Exercise directions —
Only a number is wanted here: the number of lines of the data that include "with".

Records for the task —
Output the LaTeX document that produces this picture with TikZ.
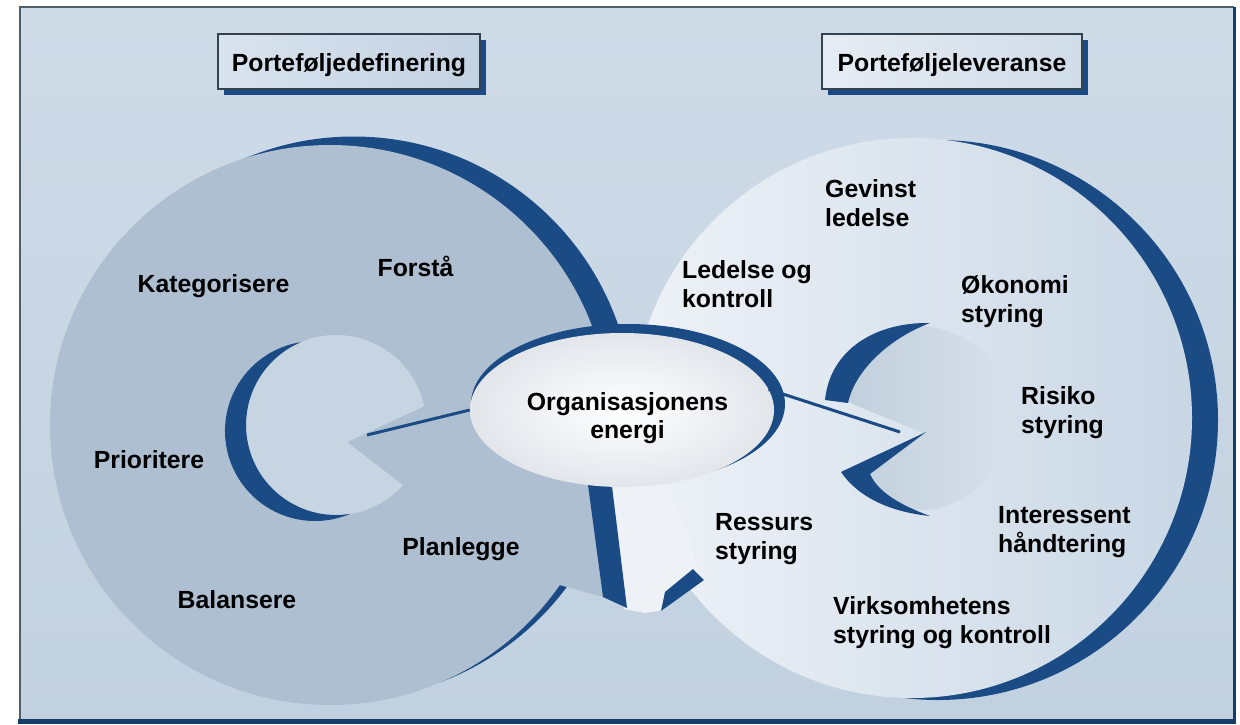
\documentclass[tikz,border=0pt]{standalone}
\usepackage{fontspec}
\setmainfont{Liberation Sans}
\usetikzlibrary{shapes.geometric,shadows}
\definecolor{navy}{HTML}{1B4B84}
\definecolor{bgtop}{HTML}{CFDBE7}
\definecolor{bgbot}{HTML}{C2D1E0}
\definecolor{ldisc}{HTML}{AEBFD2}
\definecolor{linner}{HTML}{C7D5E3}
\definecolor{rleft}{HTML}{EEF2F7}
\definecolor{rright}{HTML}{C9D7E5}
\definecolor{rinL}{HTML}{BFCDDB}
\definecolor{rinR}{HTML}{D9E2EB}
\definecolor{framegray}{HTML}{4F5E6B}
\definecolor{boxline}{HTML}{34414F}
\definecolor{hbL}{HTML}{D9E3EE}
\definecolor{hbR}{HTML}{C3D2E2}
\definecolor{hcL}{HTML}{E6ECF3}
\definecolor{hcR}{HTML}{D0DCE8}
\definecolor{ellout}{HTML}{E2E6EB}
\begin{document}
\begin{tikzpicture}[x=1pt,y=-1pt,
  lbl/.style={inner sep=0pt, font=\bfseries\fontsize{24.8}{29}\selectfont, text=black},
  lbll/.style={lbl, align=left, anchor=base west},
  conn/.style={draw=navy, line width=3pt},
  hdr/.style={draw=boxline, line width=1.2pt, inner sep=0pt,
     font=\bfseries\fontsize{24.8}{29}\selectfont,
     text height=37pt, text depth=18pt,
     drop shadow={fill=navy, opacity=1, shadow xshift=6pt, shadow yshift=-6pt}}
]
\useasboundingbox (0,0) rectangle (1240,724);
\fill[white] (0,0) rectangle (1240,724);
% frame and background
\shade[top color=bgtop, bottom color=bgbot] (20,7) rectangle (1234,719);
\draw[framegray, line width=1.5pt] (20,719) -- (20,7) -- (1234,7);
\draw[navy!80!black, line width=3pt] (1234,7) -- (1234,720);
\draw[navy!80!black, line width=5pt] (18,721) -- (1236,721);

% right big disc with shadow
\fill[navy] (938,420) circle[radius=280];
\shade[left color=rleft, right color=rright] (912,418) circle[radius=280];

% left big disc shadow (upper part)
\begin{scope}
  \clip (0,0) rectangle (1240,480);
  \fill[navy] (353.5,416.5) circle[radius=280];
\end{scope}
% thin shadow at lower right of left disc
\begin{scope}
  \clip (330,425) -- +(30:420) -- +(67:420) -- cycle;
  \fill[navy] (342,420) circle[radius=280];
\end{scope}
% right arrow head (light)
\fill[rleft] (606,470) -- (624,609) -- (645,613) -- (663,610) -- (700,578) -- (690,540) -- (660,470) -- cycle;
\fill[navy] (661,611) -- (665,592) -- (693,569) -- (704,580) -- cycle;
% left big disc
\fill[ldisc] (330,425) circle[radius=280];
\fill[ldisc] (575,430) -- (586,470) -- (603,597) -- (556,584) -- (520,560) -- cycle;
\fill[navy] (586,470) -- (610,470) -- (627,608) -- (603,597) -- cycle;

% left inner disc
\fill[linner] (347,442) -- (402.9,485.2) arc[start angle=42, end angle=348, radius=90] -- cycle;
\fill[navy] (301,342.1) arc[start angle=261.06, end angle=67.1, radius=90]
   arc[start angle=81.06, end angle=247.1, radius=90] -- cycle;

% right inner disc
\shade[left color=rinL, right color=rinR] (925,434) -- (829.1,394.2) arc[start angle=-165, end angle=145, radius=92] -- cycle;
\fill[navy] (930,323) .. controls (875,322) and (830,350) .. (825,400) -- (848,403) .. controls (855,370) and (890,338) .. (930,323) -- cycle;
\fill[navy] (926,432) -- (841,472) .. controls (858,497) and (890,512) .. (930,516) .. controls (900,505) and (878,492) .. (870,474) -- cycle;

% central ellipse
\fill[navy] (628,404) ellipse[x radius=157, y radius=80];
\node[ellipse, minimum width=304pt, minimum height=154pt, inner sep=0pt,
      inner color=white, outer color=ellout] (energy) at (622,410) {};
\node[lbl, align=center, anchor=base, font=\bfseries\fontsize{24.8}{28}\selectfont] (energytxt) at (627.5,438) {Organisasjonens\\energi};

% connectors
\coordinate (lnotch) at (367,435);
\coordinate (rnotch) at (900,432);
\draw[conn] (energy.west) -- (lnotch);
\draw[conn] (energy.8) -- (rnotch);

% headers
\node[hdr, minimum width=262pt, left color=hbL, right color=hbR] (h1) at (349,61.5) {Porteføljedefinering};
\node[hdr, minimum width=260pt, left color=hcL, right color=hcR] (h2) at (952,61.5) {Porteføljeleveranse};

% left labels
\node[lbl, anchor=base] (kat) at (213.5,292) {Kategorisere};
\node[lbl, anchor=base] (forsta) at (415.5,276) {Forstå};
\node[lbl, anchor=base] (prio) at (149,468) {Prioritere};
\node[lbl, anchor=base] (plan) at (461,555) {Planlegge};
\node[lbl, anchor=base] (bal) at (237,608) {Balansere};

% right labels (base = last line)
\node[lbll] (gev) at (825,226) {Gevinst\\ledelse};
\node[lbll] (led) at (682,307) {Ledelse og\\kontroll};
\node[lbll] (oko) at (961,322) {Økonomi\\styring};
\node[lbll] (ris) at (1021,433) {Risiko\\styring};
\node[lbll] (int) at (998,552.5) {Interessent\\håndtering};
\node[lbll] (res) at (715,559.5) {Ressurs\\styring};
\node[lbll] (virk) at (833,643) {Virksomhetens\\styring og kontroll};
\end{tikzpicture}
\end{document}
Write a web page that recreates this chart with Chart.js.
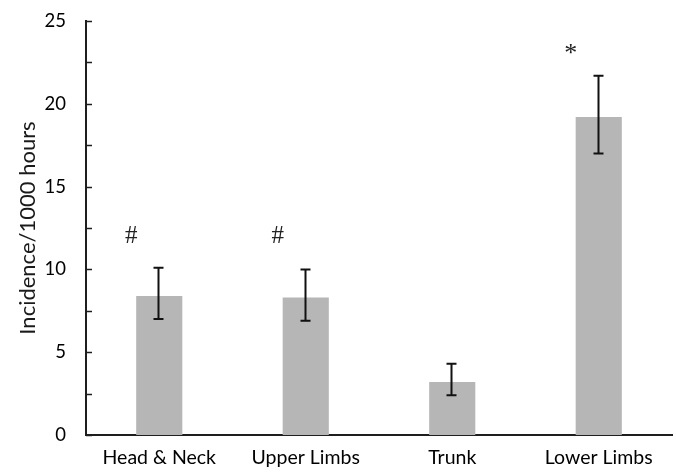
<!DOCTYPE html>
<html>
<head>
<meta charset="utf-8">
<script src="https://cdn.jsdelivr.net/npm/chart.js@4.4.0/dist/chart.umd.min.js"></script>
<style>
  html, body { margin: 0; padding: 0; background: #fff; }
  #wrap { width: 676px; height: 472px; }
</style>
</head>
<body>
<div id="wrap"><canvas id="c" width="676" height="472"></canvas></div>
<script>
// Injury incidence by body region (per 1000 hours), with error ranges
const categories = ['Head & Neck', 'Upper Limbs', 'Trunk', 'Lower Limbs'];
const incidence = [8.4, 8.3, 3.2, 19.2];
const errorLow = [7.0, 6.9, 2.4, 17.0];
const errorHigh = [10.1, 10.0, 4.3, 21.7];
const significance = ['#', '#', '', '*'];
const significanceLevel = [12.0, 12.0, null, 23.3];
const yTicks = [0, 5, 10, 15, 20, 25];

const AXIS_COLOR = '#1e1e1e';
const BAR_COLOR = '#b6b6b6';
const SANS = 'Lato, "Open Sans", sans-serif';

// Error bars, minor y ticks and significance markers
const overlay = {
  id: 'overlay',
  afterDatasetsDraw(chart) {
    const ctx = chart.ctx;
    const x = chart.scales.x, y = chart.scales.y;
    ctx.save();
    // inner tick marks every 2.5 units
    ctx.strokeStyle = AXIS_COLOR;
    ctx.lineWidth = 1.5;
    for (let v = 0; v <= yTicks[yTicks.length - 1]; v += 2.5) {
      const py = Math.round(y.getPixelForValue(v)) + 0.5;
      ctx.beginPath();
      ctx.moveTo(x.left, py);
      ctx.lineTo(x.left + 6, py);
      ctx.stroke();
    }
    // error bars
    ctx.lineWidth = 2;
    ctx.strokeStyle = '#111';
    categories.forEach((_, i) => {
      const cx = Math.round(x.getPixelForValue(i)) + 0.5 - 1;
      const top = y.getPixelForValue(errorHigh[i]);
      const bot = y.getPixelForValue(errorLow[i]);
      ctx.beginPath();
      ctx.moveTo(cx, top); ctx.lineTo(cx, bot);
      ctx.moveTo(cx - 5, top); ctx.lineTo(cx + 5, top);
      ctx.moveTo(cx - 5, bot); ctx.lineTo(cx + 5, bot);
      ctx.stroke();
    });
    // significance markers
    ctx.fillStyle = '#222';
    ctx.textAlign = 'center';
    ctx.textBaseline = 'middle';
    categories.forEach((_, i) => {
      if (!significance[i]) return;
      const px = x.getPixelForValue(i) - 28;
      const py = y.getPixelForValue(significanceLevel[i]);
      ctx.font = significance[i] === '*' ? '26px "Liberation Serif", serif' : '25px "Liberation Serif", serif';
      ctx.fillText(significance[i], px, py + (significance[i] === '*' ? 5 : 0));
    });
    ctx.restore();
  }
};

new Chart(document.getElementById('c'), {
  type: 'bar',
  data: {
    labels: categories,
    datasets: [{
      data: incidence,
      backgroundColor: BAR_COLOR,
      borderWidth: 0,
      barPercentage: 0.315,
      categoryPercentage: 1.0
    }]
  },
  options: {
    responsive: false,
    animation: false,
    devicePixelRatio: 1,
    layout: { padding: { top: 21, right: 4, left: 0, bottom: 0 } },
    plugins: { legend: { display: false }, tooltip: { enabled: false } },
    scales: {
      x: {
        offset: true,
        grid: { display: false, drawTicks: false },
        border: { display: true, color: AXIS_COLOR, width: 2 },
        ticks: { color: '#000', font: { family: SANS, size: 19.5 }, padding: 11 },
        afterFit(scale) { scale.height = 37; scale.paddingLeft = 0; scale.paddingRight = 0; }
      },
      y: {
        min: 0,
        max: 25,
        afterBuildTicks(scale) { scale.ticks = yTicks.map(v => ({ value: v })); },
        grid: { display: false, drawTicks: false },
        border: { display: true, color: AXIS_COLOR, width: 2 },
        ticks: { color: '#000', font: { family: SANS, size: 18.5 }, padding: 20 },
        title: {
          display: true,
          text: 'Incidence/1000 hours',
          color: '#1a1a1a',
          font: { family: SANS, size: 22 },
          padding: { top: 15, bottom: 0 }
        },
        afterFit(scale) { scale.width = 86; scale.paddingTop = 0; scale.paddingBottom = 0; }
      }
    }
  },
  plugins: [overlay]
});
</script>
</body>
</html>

Task output —
4